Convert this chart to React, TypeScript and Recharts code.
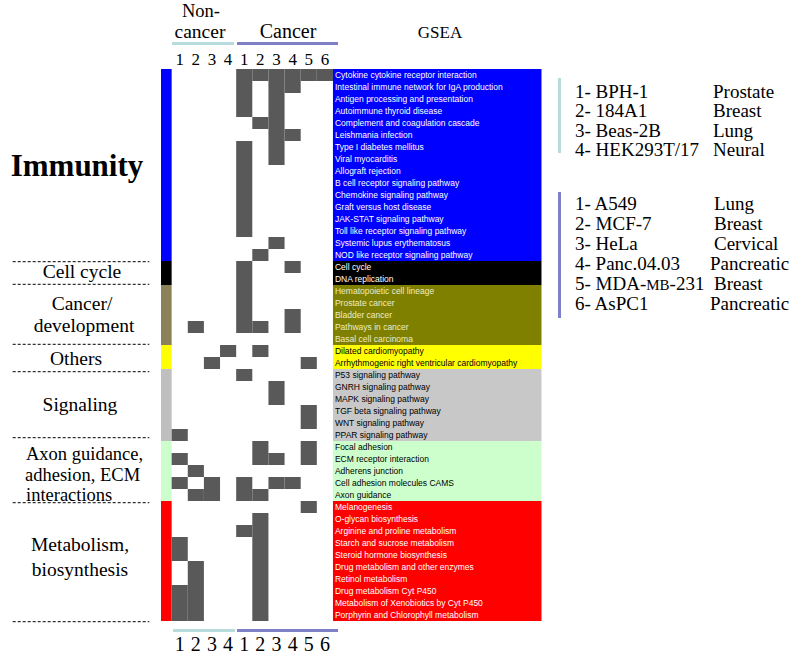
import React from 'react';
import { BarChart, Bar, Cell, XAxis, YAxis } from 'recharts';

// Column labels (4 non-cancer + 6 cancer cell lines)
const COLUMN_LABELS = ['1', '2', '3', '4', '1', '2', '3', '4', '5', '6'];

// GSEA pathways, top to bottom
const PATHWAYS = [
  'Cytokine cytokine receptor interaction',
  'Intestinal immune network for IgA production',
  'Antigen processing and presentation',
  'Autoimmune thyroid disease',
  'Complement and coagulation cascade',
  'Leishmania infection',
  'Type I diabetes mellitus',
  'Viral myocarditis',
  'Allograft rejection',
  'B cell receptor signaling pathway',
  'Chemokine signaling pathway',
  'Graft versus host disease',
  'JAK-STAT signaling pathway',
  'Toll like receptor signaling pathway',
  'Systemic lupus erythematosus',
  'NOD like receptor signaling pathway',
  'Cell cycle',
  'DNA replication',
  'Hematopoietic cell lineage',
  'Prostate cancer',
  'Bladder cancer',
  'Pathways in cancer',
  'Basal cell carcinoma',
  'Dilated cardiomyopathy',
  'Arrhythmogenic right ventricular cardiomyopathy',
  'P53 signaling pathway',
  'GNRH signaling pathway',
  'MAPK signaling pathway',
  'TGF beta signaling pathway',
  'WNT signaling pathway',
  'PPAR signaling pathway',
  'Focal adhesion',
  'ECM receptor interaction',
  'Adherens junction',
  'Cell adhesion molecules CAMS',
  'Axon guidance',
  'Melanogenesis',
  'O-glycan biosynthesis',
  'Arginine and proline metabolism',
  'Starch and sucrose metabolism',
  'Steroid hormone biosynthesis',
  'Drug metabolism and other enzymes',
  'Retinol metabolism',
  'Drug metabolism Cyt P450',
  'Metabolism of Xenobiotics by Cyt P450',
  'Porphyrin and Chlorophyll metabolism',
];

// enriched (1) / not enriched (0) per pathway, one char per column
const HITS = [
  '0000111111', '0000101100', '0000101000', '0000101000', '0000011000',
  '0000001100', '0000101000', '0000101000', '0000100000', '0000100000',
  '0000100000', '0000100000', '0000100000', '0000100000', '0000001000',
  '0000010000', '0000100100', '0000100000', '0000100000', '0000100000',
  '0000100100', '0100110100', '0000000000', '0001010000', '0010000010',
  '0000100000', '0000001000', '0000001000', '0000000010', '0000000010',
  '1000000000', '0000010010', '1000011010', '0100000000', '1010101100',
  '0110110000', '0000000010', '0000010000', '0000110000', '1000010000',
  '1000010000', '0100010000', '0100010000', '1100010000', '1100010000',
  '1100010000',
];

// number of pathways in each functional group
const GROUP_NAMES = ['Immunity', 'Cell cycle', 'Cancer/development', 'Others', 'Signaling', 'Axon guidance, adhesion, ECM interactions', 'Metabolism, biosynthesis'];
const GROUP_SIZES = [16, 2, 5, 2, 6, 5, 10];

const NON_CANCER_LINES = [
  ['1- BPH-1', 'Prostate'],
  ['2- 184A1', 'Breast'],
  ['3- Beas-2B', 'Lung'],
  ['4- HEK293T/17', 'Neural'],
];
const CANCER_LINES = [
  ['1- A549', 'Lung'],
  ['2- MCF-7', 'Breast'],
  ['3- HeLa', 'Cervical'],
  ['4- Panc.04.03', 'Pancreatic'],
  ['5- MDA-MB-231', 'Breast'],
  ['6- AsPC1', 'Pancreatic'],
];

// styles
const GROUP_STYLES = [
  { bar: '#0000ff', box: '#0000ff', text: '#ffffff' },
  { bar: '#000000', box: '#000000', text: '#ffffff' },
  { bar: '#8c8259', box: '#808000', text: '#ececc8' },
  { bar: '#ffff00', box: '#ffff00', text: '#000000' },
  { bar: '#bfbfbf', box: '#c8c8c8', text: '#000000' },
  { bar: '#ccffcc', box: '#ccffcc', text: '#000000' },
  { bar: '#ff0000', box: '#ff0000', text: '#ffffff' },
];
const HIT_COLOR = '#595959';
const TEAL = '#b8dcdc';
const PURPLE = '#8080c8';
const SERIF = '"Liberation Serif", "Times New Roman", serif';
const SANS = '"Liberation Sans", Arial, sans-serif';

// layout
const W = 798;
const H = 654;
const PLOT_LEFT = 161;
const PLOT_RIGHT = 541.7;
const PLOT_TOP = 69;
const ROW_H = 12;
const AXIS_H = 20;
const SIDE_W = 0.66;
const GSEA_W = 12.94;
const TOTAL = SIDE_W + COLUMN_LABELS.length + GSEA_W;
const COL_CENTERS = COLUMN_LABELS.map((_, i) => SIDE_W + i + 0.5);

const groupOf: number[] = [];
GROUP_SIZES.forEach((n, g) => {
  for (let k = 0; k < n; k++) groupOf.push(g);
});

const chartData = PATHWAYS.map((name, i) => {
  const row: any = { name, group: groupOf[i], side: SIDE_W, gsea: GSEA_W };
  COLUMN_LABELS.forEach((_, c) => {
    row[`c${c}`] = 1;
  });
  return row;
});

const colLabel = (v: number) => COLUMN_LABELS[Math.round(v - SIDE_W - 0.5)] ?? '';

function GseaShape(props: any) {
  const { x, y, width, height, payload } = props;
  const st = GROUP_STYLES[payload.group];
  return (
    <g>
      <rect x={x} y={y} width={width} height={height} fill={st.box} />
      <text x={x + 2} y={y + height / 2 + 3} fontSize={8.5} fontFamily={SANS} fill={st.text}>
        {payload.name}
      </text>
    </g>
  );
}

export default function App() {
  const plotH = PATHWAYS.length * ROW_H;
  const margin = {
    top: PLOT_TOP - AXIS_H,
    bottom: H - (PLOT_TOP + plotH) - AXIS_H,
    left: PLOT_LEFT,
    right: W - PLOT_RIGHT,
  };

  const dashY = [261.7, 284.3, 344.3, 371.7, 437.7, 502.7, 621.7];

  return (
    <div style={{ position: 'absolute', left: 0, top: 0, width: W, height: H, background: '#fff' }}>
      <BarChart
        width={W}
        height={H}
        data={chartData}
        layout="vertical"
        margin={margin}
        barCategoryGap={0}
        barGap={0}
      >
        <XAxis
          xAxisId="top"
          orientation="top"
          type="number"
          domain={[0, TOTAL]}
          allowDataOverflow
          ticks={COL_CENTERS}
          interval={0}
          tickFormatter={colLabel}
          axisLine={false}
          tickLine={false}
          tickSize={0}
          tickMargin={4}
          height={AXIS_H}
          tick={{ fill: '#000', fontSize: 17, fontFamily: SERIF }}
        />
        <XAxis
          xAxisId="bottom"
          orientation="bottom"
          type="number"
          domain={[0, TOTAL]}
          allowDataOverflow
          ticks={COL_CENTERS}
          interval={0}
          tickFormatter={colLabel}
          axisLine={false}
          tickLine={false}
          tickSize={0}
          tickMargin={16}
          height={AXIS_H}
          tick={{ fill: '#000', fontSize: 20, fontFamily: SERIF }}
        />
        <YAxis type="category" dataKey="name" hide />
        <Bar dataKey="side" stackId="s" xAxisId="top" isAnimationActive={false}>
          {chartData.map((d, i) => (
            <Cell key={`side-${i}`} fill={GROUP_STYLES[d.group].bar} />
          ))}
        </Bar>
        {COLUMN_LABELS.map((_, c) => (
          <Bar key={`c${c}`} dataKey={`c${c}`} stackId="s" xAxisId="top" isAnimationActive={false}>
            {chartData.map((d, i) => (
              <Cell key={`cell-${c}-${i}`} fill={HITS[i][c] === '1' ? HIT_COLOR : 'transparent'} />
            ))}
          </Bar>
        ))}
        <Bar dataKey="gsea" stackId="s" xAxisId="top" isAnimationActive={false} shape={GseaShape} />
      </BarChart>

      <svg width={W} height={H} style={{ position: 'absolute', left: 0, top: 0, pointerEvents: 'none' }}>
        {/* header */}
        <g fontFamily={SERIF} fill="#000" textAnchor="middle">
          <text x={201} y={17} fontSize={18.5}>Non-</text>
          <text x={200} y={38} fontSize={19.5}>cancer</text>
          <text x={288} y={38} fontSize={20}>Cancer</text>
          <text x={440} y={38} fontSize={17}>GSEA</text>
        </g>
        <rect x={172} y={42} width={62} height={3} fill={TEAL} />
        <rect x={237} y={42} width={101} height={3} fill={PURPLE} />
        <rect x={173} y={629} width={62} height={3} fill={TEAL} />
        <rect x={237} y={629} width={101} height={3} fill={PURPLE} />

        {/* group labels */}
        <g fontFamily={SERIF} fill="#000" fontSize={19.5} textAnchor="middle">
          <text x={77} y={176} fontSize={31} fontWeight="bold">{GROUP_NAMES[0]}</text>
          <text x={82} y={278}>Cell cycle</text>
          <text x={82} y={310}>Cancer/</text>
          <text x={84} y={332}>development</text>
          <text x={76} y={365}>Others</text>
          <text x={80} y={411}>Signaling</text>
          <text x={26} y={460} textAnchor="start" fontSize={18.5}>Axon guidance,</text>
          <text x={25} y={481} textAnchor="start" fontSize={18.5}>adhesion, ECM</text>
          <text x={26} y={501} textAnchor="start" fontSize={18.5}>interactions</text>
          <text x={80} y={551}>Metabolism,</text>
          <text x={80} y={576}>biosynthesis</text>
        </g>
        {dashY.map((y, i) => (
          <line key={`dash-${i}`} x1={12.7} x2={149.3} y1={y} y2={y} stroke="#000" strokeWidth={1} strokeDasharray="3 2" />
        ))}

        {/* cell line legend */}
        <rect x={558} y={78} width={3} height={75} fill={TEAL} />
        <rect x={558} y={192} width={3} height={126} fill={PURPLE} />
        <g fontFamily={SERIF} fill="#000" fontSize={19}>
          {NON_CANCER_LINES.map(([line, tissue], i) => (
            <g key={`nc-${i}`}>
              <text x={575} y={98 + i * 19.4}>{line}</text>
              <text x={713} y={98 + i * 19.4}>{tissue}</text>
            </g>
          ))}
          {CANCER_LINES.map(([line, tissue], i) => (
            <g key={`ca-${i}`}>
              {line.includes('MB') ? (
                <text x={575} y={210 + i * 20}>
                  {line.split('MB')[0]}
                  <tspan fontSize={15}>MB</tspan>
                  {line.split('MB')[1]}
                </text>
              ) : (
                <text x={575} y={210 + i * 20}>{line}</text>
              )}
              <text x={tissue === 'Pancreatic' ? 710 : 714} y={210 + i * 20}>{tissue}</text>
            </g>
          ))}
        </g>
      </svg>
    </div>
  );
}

◆ GIVEN PROBLEM ◆
Make a list of all lines in the data that contain "React".

◆ OUTPUT ◆
Convert this chart to React, TypeScript and Recharts code.
import React from 'react';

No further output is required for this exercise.